6 Reality Checks About Credit Union Community Charters

For some credit unions, a community charter may be their only avenue for survival. But for all others pondering an expanded charter, they seem to dwell on starry-eyed possibilities without acknowledging some very big branding issues.

#1 Lost focus
Credit unions with closed charters concentrate on the unique needs of a very specific and narrowly-defined audience. They know exactly who they serve and why they exist. Tragically, many community chartered credit unions let their concept of “audience segmentation” erode into a singular demographic: “all people ages 18-55.” (Translation: “everyone with money and a pulse.”) The bigger your target audience gets, the harder it becomes to find a unique value proposition. The lowest common denominator is rates, price and fees.

#2 Massive marketing muscle
Maximizing community charters requires a whole new level of marketing — billboards, radio, TV, online ads — plus a much larger budget that can be quite a shock for those who aren’t prepared. Closed-charter credit unions are accustomed to a very limited range of marketing tactics. They aren’t familiar with what it takes to generate name awareness and build a mass-market brand. They have little- or no experience with CPM, SEO, click-through rates and paid search.

#3 Estrange your sponsor
To your original sponsor, a community charter can look like a deliberate attempt at distancing yourself from their organization. As you change names and start marketing to the general public, the feeling that your credit union was once an exclusive, club-like employee benefit disappears right along with the special access your credit union once enjoyed. No more welcome packets at new employee orientations. No more kiosks in the employee cafeteria. They may even kick you out of their facilities altogether.

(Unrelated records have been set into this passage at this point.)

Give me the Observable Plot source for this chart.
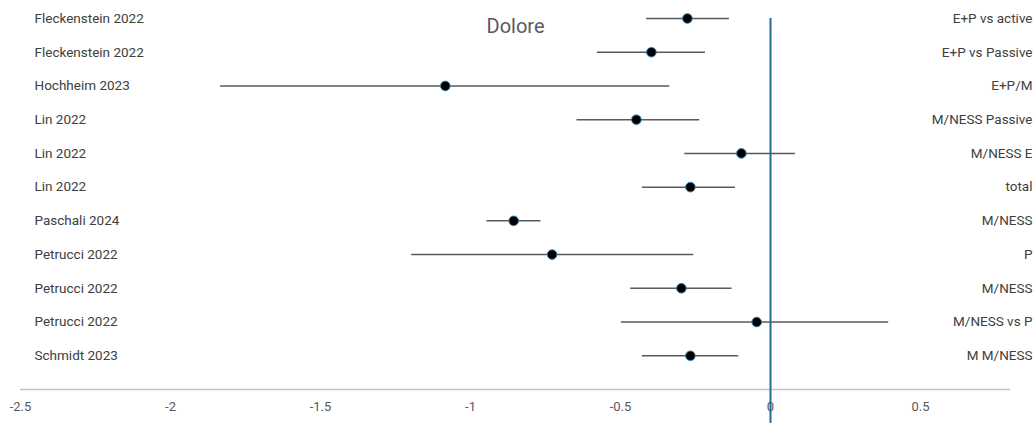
<!DOCTYPE html>
<html>
<head>
<meta charset="utf-8">
<script src="https://cdn.jsdelivr.net/npm/d3@7"></script>
<script src="https://cdn.jsdelivr.net/npm/@observablehq/plot@0.6"></script>
<style>
  html, body { margin: 0; padding: 0; background: #fff; }
  svg { display: block; }
</style>
</head>
<body>
<div id="chart"></div>
<script>
const studies = ["Fleckenstein 2022","Fleckenstein 2022","Hochheim 2023","Lin 2022","Lin 2022","Lin 2022","Paschali 2024","Petrucci 2022","Petrucci 2022","Petrucci 2022","Schmidt 2023"];
const comparisons = ["E+P vs active","E+P vs Passive","E+P/M","M/NESS Passive","M/NESS E","total","M/NESS","P","M/NESS","M/NESS vs P","M M/NESS"];
const effects = [-0.277,-0.397,-1.084,-0.447,-0.097,-0.267,-0.856,-0.728,-0.297,-0.046,-0.267];
const lower   = [-0.413,-0.577,-1.833,-0.645,-0.286,-0.427,-0.945,-1.196,-0.466,-0.497,-0.427];
const upper   = [-0.137,-0.217,-0.336,-0.236, 0.083,-0.117,-0.765,-0.256,-0.128, 0.394,-0.106];
const xTicks = [-2.5,-2,-1.5,-1,-0.5,0,0.5];
const title = "Dolore";

const rows = studies.map((s,i)=>({i, study:s, comp:comparisons[i], est:effects[i], lo:lower[i], hi:upper[i]}));
const n = rows.length;
const font = "Roboto, 'Open Sans', sans-serif";

const chart = Plot.plot({
  width: 1035,
  height: 423,
  marginLeft: 20,
  marginRight: 25,
  marginTop: 0,
  marginBottom: 34,
  style: {fontFamily: font, background: "#fff", overflow: "visible"},
  x: {domain: [-2.5, 0.8], axis: null},
  y: {domain: [0, n], range: [18, 423 - 34], axis: null},
  marks: [
    Plot.ruleY([n], {x1: -2.5, x2: 0.8, stroke: "#c4c4c4", strokeWidth: 1.5}),
    Plot.axisX(xTicks, {anchor: "bottom", tickSize: 0, tickPadding: 12, fontSize: 13, fill: "#595959", tickFormat: d => String(d)}),
    Plot.ruleY(rows, {y: "i", x1: "lo", x2: "hi", stroke: "#5a5a5a", strokeWidth: 1.5}),
    Plot.ruleX([0], {y1: 0, y2: n + 1.2, stroke: "#236e96", strokeWidth: 2, clip: false}),
    Plot.dot(rows, {x: "est", y: "i", r: 4.8, fill: "#000", stroke: "#2f7fb0", strokeWidth: 1}),
    Plot.text(rows, {y: "i", text: "study", frameAnchor: "left", dx: 14, textAnchor: "start", fontSize: 13.5, fill: "#404040"}),
    Plot.text(rows, {y: "i", text: "comp", frameAnchor: "right", dx: 22, textAnchor: "end", fontSize: 13.5, fill: "#404040"}),
    Plot.text([title], {frameAnchor: "top", lineAnchor: "middle", dy: 26, text: d => d, fontSize: 20, fill: "#595959"})
  ]
});
document.getElementById("chart").appendChild(chart);
</script>
</body>
</html>
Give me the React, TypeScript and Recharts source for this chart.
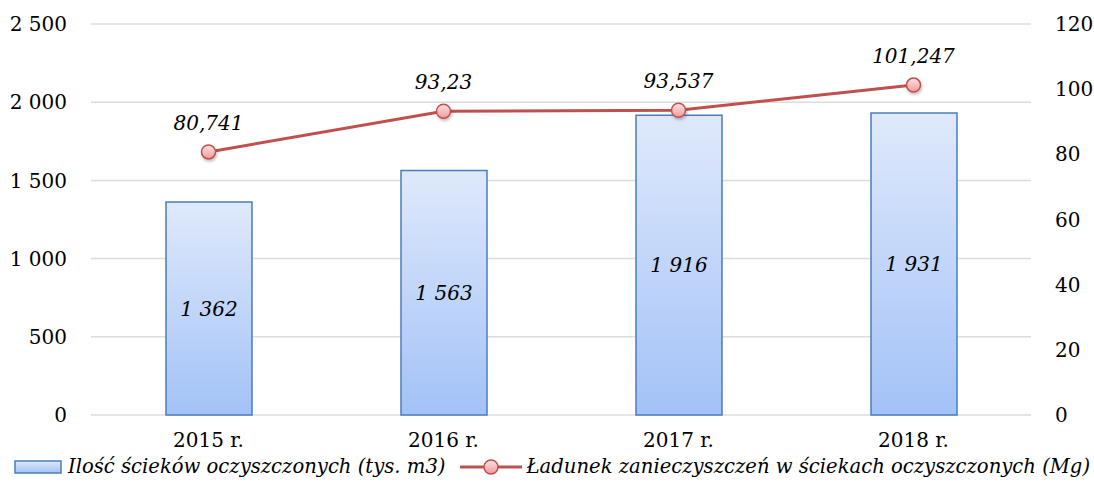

#4 The old name won’t work
If you have a word like “Employees,” “Teachers” or some other equally-limiting term in your name, you will never convince the community that “everyone can join.” Many credit unions think adding the word “Community” in their names connotes an open charter, but that never works as hoped. You can try switching to an acronym — AECU, BECU, CECU, DECU, EECU, etc. — but these stiff and corporate combinations of letters are already ubiquitously used by other credit unions. Even if you can find a suitable web address, people will still get confused when searching for you on the internet. In all likelihood, a community charter will require a name change.

#5 Cooperation becomes competition
Credit unions are comfortable competing with banks, but they aren’t used to competing with other credit unions. Don’t be surprised when your once-friendly pals at the credit union down the street give you the cold shoulder. Once you have a community charter, you are trying to steal their members.

#6 Bankers hate community charters
Every time credit unions expand, the ABA becomes more agitated. Each new community charter fuels the ABA’s fight for credit union taxation. If every credit union in the U.S. had a community charter, then what argument would there be against taxation?